The following is an excerpt from “McElroy’s Game Changer,” by Michael Sean Winters, in The National Catholic Reporter (10/10). The blog post is in response to “A Church for the Poor,” by Bishop Robert W. McElroy (Am. 10/21).
If this were merely an academic discussion, Bishop McElroy’s article would still be important. But because of the political use to which the notions of intrinsic evil and prudential judgment have been put, and specifically the way some conservative Catholic commentators have set the two ideas in opposition to one another, McElroy’s article is a game changer.
Other prelates, most notably Cardinal Sean O’Malley, O.F.M.Cap., have celebrated Pope Francis’ focus on the poor and his holding up the social doctrine of the church. But so far as I know, Bishop McElroy is the first prelate to explicitly and authoritatively challenge the use, better to say misuse, of Catholic moral theology in discussions of public policy.…
What we have in this essay is a bishop who “gets” Francis but who also “gets” American culture and begins a dialogue between the two. Bishop McElroy has made a significant contribution to Catholic moral and political discourse. Let’s hope his brother bishops are listening.
A reader responds to “A Church for the Poor,” by Bishop Robert W. McElroy (10/21).
What a great piece! One thing I would add is that Pope Francis has not only called for us to be a church for the poor, but also a church of the poor. This really changes things. As a Maryknoll lay missioner, I can remember so many times sitting in my parish in La Paz, Bolivia, surrounded by neighbors who were struggling with poverty, and listening to European priests talk about “the poor” as if they were always “other.” “We have to help the poor” and “we must not forget the poor,” etc. How might they have spoken if they had identified more closely with the parish community as “we, the poor”? After all, that’s how Jesus spoke with his disciples.
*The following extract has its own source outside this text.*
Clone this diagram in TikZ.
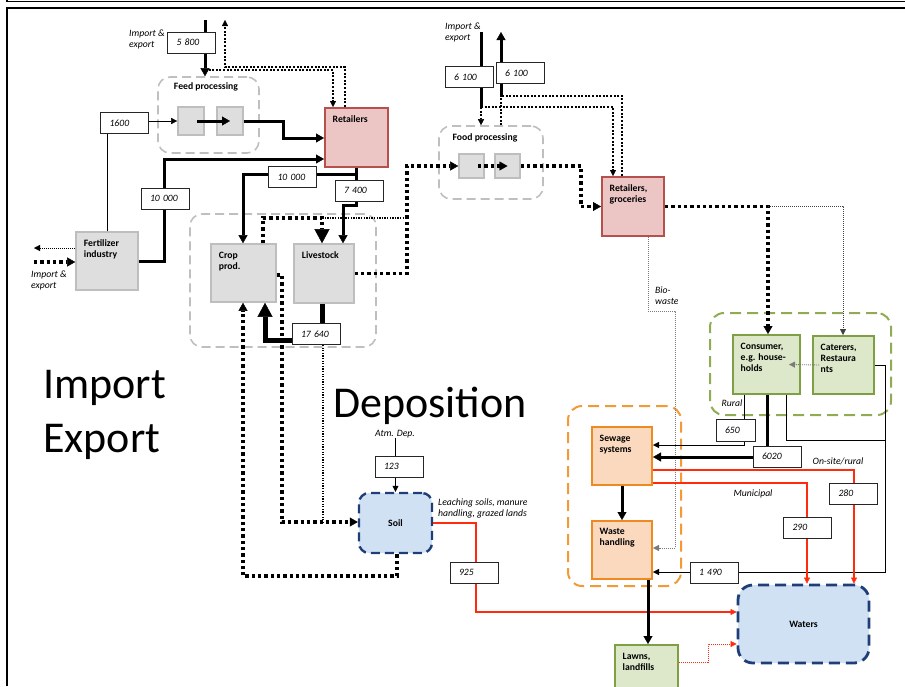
\documentclass[tikz,border=0pt]{standalone}
\usepackage{fontspec}
\setmainfont{Carlito}
\usetikzlibrary{arrows.meta}
\definecolor{gfill}{HTML}{DEDEDE}
\definecolor{gline}{HTML}{BEBEBE}
\definecolor{gdash}{HTML}{BFBFBF}
\definecolor{pfill}{HTML}{ECC5C5}
\definecolor{pline}{HTML}{B5504C}
\definecolor{grfill}{HTML}{DDE7CA}
\definecolor{grline}{HTML}{7F9F45}
\definecolor{grdash}{HTML}{8FAC55}
\definecolor{ofill}{HTML}{FBD9BE}
\definecolor{oline}{HTML}{EE8A22}
\definecolor{odash}{HTML}{F29A35}
\definecolor{bfill}{HTML}{D0E1F3}
\definecolor{bline}{HTML}{1F3E78}
\definecolor{redc}{HTML}{FF2B0F}
\definecolor{dgray}{HTML}{7A7A7A}
\newcommand\sfnt{\fontsize{9.7}{11}\selectfont}
\newcommand\bigfnt{\fontsize{44}{54}\selectfont}
\tikzset{
  grp/.style={draw=gdash, line width=1.6pt, dash pattern=on 9pt off 5pt, rounded corners=12pt, inner sep=0pt},
  grpgreen/.style={draw=grdash, line width=2pt, dash pattern=on 11pt off 6pt, rounded corners=14pt, inner sep=0pt},
  grporange/.style={draw=odash, line width=2pt, dash pattern=on 11pt off 6pt, rounded corners=14pt, inner sep=0pt},
  gbox/.style={draw=gline, fill=gfill, line width=1.6pt, inner sep=0pt},
  pbox/.style={draw=pline, fill=pfill, line width=2pt, inner sep=0pt},
  grbox/.style={draw=grline, fill=grfill, line width=2pt, inner sep=0pt},
  obox/.style={draw=oline, fill=ofill, line width=2pt, inner sep=0pt},
  bbox/.style={draw=bline, fill=bfill, line width=2.4pt, dash pattern=on 9pt off 5pt, rounded corners=10pt, inner sep=0pt},
  num/.style={draw=black!85, fill=white, line width=0.9pt, font=\sfnt\itshape, align=left, text width=30pt, inner xsep=9pt, inner ysep=0pt, minimum height=21pt},
  tl/.style={label={[anchor=north west,inner sep=0pt,xshift=8.5pt,yshift=-8.5pt,align=left,font=\sfnt\bfseries]north west:{#1}}},
  txt/.style={font=\sfnt\itshape, inner sep=0pt, align=left},
  thinl/.style={line width=0.9pt},
  thickl/.style={line width=3pt},
  vthick/.style={line width=5pt},
  dotA/.style={line width=3.3pt, dash pattern=on 3.3pt off 3pt},
  dotB/.style={line width=2pt, dash pattern=on 2pt off 1.6pt},
  dotM/.style={line width=1.3pt, dash pattern=on 1.3pt off 1.3pt},
  dotC/.style={line width=0.9pt, dash pattern=on 1pt off 1pt},
  redthin/.style={draw=redc, line width=1.2pt},
  tipS/.tip={Triangle[length=6pt,width=6pt,line width=0.4pt]},
  tipM/.tip={Triangle[length=8pt,width=9pt,line width=0.4pt]},
  tipL/.tip={Triangle[length=14pt,width=15pt,line width=0.4pt]},
}
\begin{document}
\begin{tikzpicture}[x=1pt,y=-1pt]
\useasboundingbox (0,0) rectangle (905,686);
% frame
\draw[line width=1.3pt] (7,0) -- (7,1.2) -- (905,1.2);
\draw[line width=2pt] (7,686) -- (7,7.5) -- (905,7.5);

% groups
\node[grp, minimum width=101pt, minimum height=76pt] (feedgrp) at (208.5,115) {};
\node[grp, minimum width=186pt, minimum height=133pt] (cropgrp) at (283,280.5) {};
\node[grp, minimum width=104pt, minimum height=73pt] (foodgrp) at (491,162.5) {};
\node[grpgreen, minimum width=181pt, minimum height=102pt] (consgrp) at (800.5,364) {};
\node[grporange, minimum width=113pt, minimum height=180pt] (sewgrp) at (624.5,496) {};
\node[font=\sfnt\bfseries, inner sep=0pt] (feedlbl) at (206,87) {Feed processing};
\node[font=\sfnt\bfseries, inner sep=0pt] (foodlbl) at (485,138) {Food processing};

% main nodes
\node[gbox, minimum width=26pt, minimum height=28pt] (fb1) at (191,121) {};
\node[gbox, minimum width=26pt, minimum height=28pt] (fb2) at (230,121) {};
\node[pbox, minimum width=63pt, minimum height=59pt, tl=Retailers] (ret) at (356.5,137.5) {};
\node[gbox, minimum width=62pt, minimum height=58pt, tl={Fertilizer\\industry}] (fert) at (107,261) {};
\node[gbox, minimum width=65pt, minimum height=58pt, tl={Crop\\prod.}] (crop) at (243.5,273) {};
\node[gbox, minimum width=60pt, minimum height=59pt, tl=Livestock] (live) at (324,273.5) {};
\node[bbox, minimum width=73pt, minimum height=60pt, font=\sfnt\bfseries] (soil) at (395.5,523) {Soil};
\node[gbox, minimum width=25pt, minimum height=24pt] (fd1) at (471.5,166) {};
\node[gbox, minimum width=25pt, minimum height=24pt] (fd2) at (507.5,166) {};
\node[pbox, minimum width=62pt, minimum height=59pt, tl={Retailers,\\groceries}] (retg) at (633,206.5) {};
\node[grbox, minimum width=67pt, minimum height=59pt, tl={Consumer,\\e.g. house-\\holds}] (cons) at (766.5,364.5) {};
\node[grbox, minimum width=61pt, minimum height=58pt, tl={Caterers,\\Restaura\\nts}] (cat) at (843.5,365) {};
\node[obox, minimum width=60pt, minimum height=58pt, tl={Sewage\\systems}] (sew) at (622,456) {};
\node[obox, minimum width=60pt, minimum height=58pt, tl={Waste\\handling}] (waste) at (622,550) {};
\node[grbox, minimum width=63pt, minimum height=55pt, tl={Lawns,\\landfills}] (lawns) at (646.5,672.5) {};
\node[bbox, line width=2.8pt, dash pattern=on 11pt off 6pt, minimum width=131pt, minimum height=78pt, rounded corners=15pt, font=\sfnt\bfseries] (waters) at (803.5,624) {Waters};

% free ends
\coordinate (in5800) at (205,20);
\coordinate (out5800) at (225,20);
\coordinate (j5800) at (205,70);
\coordinate (fexp) at (34,248);
\coordinate (fimp) at (34,262);
\coordinate (in6100) at (481,32);
\coordinate (j6100) at (481,107);
\coordinate (out6100) at (501,32);
\coordinate (j6100b) at (501,96);
\coordinate (fjA) at (322,218);
\coordinate (fjB) at (407,218);
\coordinate (cj) at (768,206);
\coordinate (rj) at (885,440);

% connectors
\draw[thickl, -{tipM}] (in5800) -- (feedgrp.north -| 205,0);
\draw[dotB, -{tipS}] (ret.north -| 345,0) |- (225,67) -- (out5800);
\draw[dotB, -{tipS}] (j5800) -| (ret.north -| 333,0);
\draw[thinl, -{tipS}] (fert.north -| 107,0) |- (fb1.west);
\draw[thickl, -{tipM}] (fb2.east) -| (283,138) -- (ret.west |- 0,138);
\draw[thickl, -{tipM}] (fert.east) -| (164,159) -- (ret.west |- 0,159);
\draw[dotC, -{tipS}] (fert.west |- 0,248) -- (fexp);
\draw[dotA, -{tipM}] (fimp) -- (fert.west |- 0,262);
\draw[thickl, -{tipM}] (ret.south -| 356,0) |- (243,174) -- (crop.north -| 243,0);
\draw[thickl, -{tipM}] (ret.south -| 356,0) -- (356,205) -| (live.north -| 343,0);
\draw[dotA, -{tipL}] (crop.north -| 263,0) |- (fjA) -- (live.north -| 322,0);
\draw[dotM] (fjA) -- (fjB);
\draw[dotA, -{tipM}] (live.east) -| (407,166) -- (fd1.west);
\draw[dotA, -{tipM}] (fd2.east) -| (581,206.5) -- (retg.west);
\draw[thickl] (in6100) -- (j6100);
\draw[dotB, -{tipS}] (j6100) -- (foodgrp.north -| 481,0);
\draw[dotB, -{tipS}] (j6100) -| (retg.north -| 613,0);
\draw[thickl, -{tipM}] (j6100b) -- (out6100);
\draw[dotB] (foodgrp.north -| 501,0) -- (j6100b);
\draw[dotB] (retg.north -| 622,0) |- (j6100b);
\draw[dotA, -{tipM}] (retg.east) -| (cons.north -| 768,0);
\draw[dotC, black!75, -{tipS}] (cj) -| (cat.north -| 843,0);
\draw[dotC, dgray, -{tipS}] (retg.south -| 648,0) |- (675,311) |- (waste.east |- 0,548);
\draw[thinl, -{tipS}] (cons.south -| 744,0) |- (sew.east |- 0,445);
\draw[thickl, -{tipM}] (cons.south -| 767,0) |- (sew.east |- 0,457);
\draw[thinl] (cons.south -| 786,0) |- (rj);
\draw[thinl, -{tipS}] (cat.east) -| (885,572) -- (waste.east |- 0,572);
\draw[redthin, -{tipS}] (sew.east |- 0,470) -| (waters.north -| 854,0);
\draw[redthin, -{tipS}] (sew.east |- 0,483) -| (waters.north -| 807,0);
\draw[redc, line width=1.6pt, -{tipS}] (soil.east) -| (476,612) -- (waters.west |- 0,612);
\draw[redc, dotC, -{tipS}] (lawns.east |- 0,662) -| (708,644) -- (waters.west |- 0,644);
\draw[thickl, -{tipM}] (sew.south) -- (waste.north);
\draw[thickl, -{tipM}] (waste.south -| 648,0) -- (lawns.north -| 648,0);
\draw[vthick, -{tipL}] (live.south -| 322,0) |- (265,340) -- (crop.south -| 265,0);
\draw[dotA, -{tipM}] (crop.east |- 0,275) -| (282,522) -- (soil.west |- 0,522);
\draw[dotA, -{tipM}] (soil.south -| 397,0) |- (243,576) -- (crop.south -| 243,0);
% arrows inside process boxes
\draw[thickl, -{tipM}] ([xshift=6pt]fb1.center) -- (fb2.center);
\draw[dotA, -{tipM}] ([xshift=6.5pt]fd1.center) -- (fd2.center);
\draw[dotC, dgray, -{tipS}] ([xshift=7pt]cat.west) -- ([xshift=-12pt]cons.east);

% labels
\node[txt, anchor=north west] (ie1) at (129,30) {Import \&\\export};
\node[txt, anchor=north west] (ie2) at (445,23) {Import \&\\export};
\node[txt, anchor=north west] (ie3) at (31,271) {Import \&\\export};
\node[txt] (atm) at (395,434) {Atm. Dep.};
\draw[thinl, -{tipS}] (atm.south -| soil.north) -- (soil.north);
\node[txt, anchor=north west] (leach) at (438,499) {Leaching soils, manure\\handling, grazed lands};
\node[txt, anchor=north west] (bio) at (655,287) {Bio-\\waste};
\node[txt] (rural) at (732,403) {Rural};
\node[txt] (onsite) at (838,461) {On-site/rural};
\node[txt] (munic) at (753,494) {Municipal};
\node[font=\bigfnt, anchor=base west, inner sep=0pt] (dep) at (333,417) {Deposition};
\node[font=\bigfnt, anchor=base west, inner sep=0pt] (imp) at (43,398) {Import};
\node[font=\bigfnt, anchor=base west, inner sep=0pt] (exp) at (43,452) {Export};

% number boxes
\node[num] (b5800) at (191.5,42.5) {5 800};
\node[num] (b1600) at (124.5,123) {1600};
\node[num] (b10000a) at (165,198.5) {10 000};
\node[num] (b10000b) at (292.5,177) {10 000};
\node[num] (b7400) at (359,190.5) {7 400};
\node[num] (b17640) at (316,334) {17 640};
\node[num] (b123) at (399,466.5) {123};
\node[num] (b925) at (474,572.5) {925};
\node[num] (b6100a) at (469,77) {6 100};
\node[num] (b6100b) at (520,73) {6 100};
\node[num, text width=21pt, minimum height=22pt] (b650) at (735.5,430) {650};
\node[num] (b6020) at (777,456.5) {6020};
\node[num] (b280) at (853.5,493.5) {280};
\node[num] (b290) at (807.5,527.5) {290};
\node[num] (b1490) at (714,572.5) {1 490};
\draw[dotC, line width=1.1pt, dash pattern=on 1.3pt off 1.3pt] (b17640.south -| 323,0) -- (323,522);
\end{tikzpicture}
\end{document}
I understand that Bishop McElroy is addressing a U.S. and largely middle-class audience. It’s a challenge for those of us who are not economically impoverished to imagine ourselves as part of a church of the poor, but it’s a healthy challenge to seek new and more radical forms of solidarity. As for the kinds of ministry the church engages in in poor communities, I think Ivan Illich addressed the issue in these very pages 46 years ago (“The Seamy Side of Charity,” 1/21/1967).
Pope Francis has lived with the poor, identifies with the poor and sees himself as representative of a church of the poor. I hope the church in the United States can begin to explore more fully the implications of this call to conversion.